◆ Data segment:

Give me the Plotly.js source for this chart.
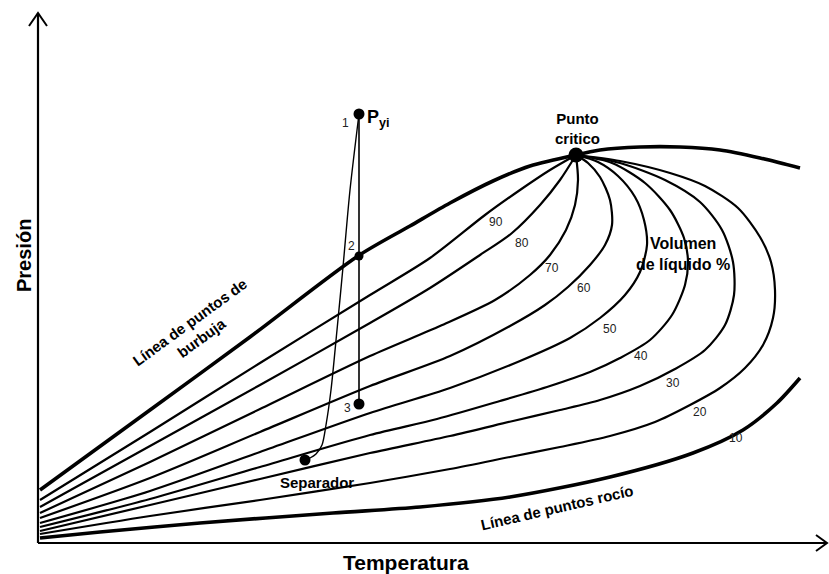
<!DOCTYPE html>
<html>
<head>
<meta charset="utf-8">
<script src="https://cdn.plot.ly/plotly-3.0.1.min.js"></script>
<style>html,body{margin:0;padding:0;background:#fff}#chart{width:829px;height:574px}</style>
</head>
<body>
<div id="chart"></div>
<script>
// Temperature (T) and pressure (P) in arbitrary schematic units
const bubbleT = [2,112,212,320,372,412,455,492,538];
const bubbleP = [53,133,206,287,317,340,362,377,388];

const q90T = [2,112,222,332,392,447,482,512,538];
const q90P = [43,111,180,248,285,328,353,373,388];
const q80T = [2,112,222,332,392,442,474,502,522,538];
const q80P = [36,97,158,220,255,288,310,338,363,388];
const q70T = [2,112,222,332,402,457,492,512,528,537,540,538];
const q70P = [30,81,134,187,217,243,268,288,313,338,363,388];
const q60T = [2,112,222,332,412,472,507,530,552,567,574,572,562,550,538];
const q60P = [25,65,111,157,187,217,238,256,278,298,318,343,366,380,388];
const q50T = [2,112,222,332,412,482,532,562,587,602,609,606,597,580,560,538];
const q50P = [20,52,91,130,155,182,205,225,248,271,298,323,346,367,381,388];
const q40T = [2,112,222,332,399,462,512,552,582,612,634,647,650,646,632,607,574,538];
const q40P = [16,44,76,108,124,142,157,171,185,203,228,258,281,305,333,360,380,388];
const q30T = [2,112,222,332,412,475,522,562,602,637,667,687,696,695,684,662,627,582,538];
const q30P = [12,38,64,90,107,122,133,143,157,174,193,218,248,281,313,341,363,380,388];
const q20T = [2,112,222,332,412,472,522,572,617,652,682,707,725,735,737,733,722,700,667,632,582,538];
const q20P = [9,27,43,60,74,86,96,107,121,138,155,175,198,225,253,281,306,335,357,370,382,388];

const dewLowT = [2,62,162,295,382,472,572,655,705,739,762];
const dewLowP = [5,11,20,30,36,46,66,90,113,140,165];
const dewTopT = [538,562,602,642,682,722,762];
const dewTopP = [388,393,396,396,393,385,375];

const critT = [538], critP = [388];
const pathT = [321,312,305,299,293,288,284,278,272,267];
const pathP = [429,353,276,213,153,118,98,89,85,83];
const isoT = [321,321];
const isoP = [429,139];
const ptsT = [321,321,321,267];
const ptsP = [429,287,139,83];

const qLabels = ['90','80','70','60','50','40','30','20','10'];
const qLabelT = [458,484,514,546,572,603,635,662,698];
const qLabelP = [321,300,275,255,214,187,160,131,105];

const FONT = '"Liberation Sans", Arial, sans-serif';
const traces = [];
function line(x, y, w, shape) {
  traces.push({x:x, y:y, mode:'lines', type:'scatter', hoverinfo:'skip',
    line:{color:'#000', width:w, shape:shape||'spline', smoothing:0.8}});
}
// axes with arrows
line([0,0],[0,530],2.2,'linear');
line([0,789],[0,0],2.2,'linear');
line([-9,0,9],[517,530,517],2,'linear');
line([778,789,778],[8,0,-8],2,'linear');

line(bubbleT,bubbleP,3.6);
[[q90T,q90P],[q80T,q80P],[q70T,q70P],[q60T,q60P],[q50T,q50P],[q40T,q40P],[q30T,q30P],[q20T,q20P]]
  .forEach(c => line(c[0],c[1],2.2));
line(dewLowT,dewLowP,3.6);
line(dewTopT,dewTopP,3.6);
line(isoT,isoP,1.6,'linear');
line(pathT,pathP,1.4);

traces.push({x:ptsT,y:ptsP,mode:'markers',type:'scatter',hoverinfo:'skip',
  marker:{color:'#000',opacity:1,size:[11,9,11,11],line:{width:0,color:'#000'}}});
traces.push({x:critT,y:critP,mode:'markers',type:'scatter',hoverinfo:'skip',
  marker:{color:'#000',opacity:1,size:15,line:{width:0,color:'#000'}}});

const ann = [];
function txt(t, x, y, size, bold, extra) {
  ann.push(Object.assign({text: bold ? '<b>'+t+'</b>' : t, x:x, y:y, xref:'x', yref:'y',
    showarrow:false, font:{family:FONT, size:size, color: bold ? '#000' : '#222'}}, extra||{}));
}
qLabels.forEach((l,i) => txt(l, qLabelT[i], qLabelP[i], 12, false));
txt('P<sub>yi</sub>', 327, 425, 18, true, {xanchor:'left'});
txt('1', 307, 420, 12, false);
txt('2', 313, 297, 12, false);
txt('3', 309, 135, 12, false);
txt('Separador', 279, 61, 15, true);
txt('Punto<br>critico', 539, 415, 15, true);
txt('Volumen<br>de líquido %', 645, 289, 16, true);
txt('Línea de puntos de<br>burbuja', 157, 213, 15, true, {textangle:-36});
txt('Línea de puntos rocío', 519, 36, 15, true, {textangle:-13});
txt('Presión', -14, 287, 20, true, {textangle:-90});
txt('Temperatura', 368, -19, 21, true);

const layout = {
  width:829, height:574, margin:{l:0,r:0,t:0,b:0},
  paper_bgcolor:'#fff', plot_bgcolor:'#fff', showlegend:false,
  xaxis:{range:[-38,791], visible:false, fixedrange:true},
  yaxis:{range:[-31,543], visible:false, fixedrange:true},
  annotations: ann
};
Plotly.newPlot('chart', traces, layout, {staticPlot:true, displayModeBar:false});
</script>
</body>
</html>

◆ What you should do: From the material above, reproduce everything verbatim except the pictures.

◆ Answer to the task:
Give me the Plotly.js source for this chart.
<!DOCTYPE html>
<html>
<head>
<meta charset="utf-8">
<script src="https://cdn.plot.ly/plotly-3.0.1.min.js"></script>
<style>html,body{margin:0;padding:0;background:#fff}#chart{width:829px;height:574px}</style>
</head>
<body>
<div id="chart"></div>
<script>
// Temperature (T) and pressure (P) in arbitrary schematic units
const bubbleT = [2,112,212,320,372,412,455,492,538];
const bubbleP = [53,133,206,287,317,340,362,377,388];

const q90T = [2,112,222,332,392,447,482,512,538];
const q90P = [43,111,180,248,285,328,353,373,388];
const q80T = [2,112,222,332,392,442,474,502,522,538];
const q80P = [36,97,158,220,255,288,310,338,363,388];
const q70T = [2,112,222,332,402,457,492,512,528,537,540,538];
const q70P = [30,81,134,187,217,243,268,288,313,338,363,388];
const q60T = [2,112,222,332,412,472,507,530,552,567,574,572,562,550,538];
const q60P = [25,65,111,157,187,217,238,256,278,298,318,343,366,380,388];
const q50T = [2,112,222,332,412,482,532,562,587,602,609,606,597,580,560,538];
const q50P = [20,52,91,130,155,182,205,225,248,271,298,323,346,367,381,388];
const q40T = [2,112,222,332,399,462,512,552,582,612,634,647,650,646,632,607,574,538];
const q40P = [16,44,76,108,124,142,157,171,185,203,228,258,281,305,333,360,380,388];
const q30T = [2,112,222,332,412,475,522,562,602,637,667,687,696,695,684,662,627,582,538];
const q30P = [12,38,64,90,107,122,133,143,157,174,193,218,248,281,313,341,363,380,388];
const q20T = [2,112,222,332,412,472,522,572,617,652,682,707,725,735,737,733,722,700,667,632,582,538];
const q20P = [9,27,43,60,74,86,96,107,121,138,155,175,198,225,253,281,306,335,357,370,382,388];

const dewLowT = [2,62,162,295,382,472,572,655,705,739,762];
const dewLowP = [5,11,20,30,36,46,66,90,113,140,165];
const dewTopT = [538,562,602,642,682,722,762];
const dewTopP = [388,393,396,396,393,385,375];

const critT = [538], critP = [388];
const pathT = [321,312,305,299,293,288,284,278,272,267];
const pathP = [429,353,276,213,153,118,98,89,85,83];
const isoT = [321,321];
const isoP = [429,139];
const ptsT = [321,321,321,267];
const ptsP = [429,287,139,83];

const qLabels = ['90','80','70','60','50','40','30','20','10'];
const qLabelT = [458,484,514,546,572,603,635,662,698];
const qLabelP = [321,300,275,255,214,187,160,131,105];

const FONT = '"Liberation Sans", Arial, sans-serif';
const traces = [];
function line(x, y, w, shape) {
  traces.push({x:x, y:y, mode:'lines', type:'scatter', hoverinfo:'skip',
    line:{color:'#000', width:w, shape:shape||'spline', smoothing:0.8}});
}
// axes with arrows
line([0,0],[0,530],2.2,'linear');
line([0,789],[0,0],2.2,'linear');
line([-9,0,9],[517,530,517],2,'linear');
line([778,789,778],[8,0,-8],2,'linear');

line(bubbleT,bubbleP,3.6);
[[q90T,q90P],[q80T,q80P],[q70T,q70P],[q60T,q60P],[q50T,q50P],[q40T,q40P],[q30T,q30P],[q20T,q20P]]
  .forEach(c => line(c[0],c[1],2.2));
line(dewLowT,dewLowP,3.6);
line(dewTopT,dewTopP,3.6);
line(isoT,isoP,1.6,'linear');
line(pathT,pathP,1.4);

traces.push({x:ptsT,y:ptsP,mode:'markers',type:'scatter',hoverinfo:'skip',
  marker:{color:'#000',opacity:1,size:[11,9,11,11],line:{width:0,color:'#000'}}});
traces.push({x:critT,y:critP,mode:'markers',type:'scatter',hoverinfo:'skip',
  marker:{color:'#000',opacity:1,size:15,line:{width:0,color:'#000'}}});

const ann = [];
function txt(t, x, y, size, bold, extra) {
  ann.push(Object.assign({text: bold ? '<b>'+t+'</b>' : t, x:x, y:y, xref:'x', yref:'y',
    showarrow:false, font:{family:FONT, size:size, color: bold ? '#000' : '#222'}}, extra||{}));
}
qLabels.forEach((l,i) => txt(l, qLabelT[i], qLabelP[i], 12, false));
txt('P<sub>yi</sub>', 327, 425, 18, true, {xanchor:'left'});
txt('1', 307, 420, 12, false);
txt('2', 313, 297, 12, false);
txt('3', 309, 135, 12, false);
txt('Separador', 279, 61, 15, true);
txt('Punto<br>critico', 539, 415, 15, true);
txt('Volumen<br>de líquido %', 645, 289, 16, true);
txt('Línea de puntos de<br>burbuja', 157, 213, 15, true, {textangle:-36});
txt('Línea de puntos rocío', 519, 36, 15, true, {textangle:-13});
txt('Presión', -14, 287, 20, true, {textangle:-90});
txt('Temperatura', 368, -19, 21, true);

const layout = {
  width:829, height:574, margin:{l:0,r:0,t:0,b:0},
  paper_bgcolor:'#fff', plot_bgcolor:'#fff', showlegend:false,
  xaxis:{range:[-38,791], visible:false, fixedrange:true},
  yaxis:{range:[-31,543], visible:false, fixedrange:true},
  annotations: ann
};
Plotly.newPlot('chart', traces, layout, {staticPlot:true, displayModeBar:false});
</script>
</body>
</html>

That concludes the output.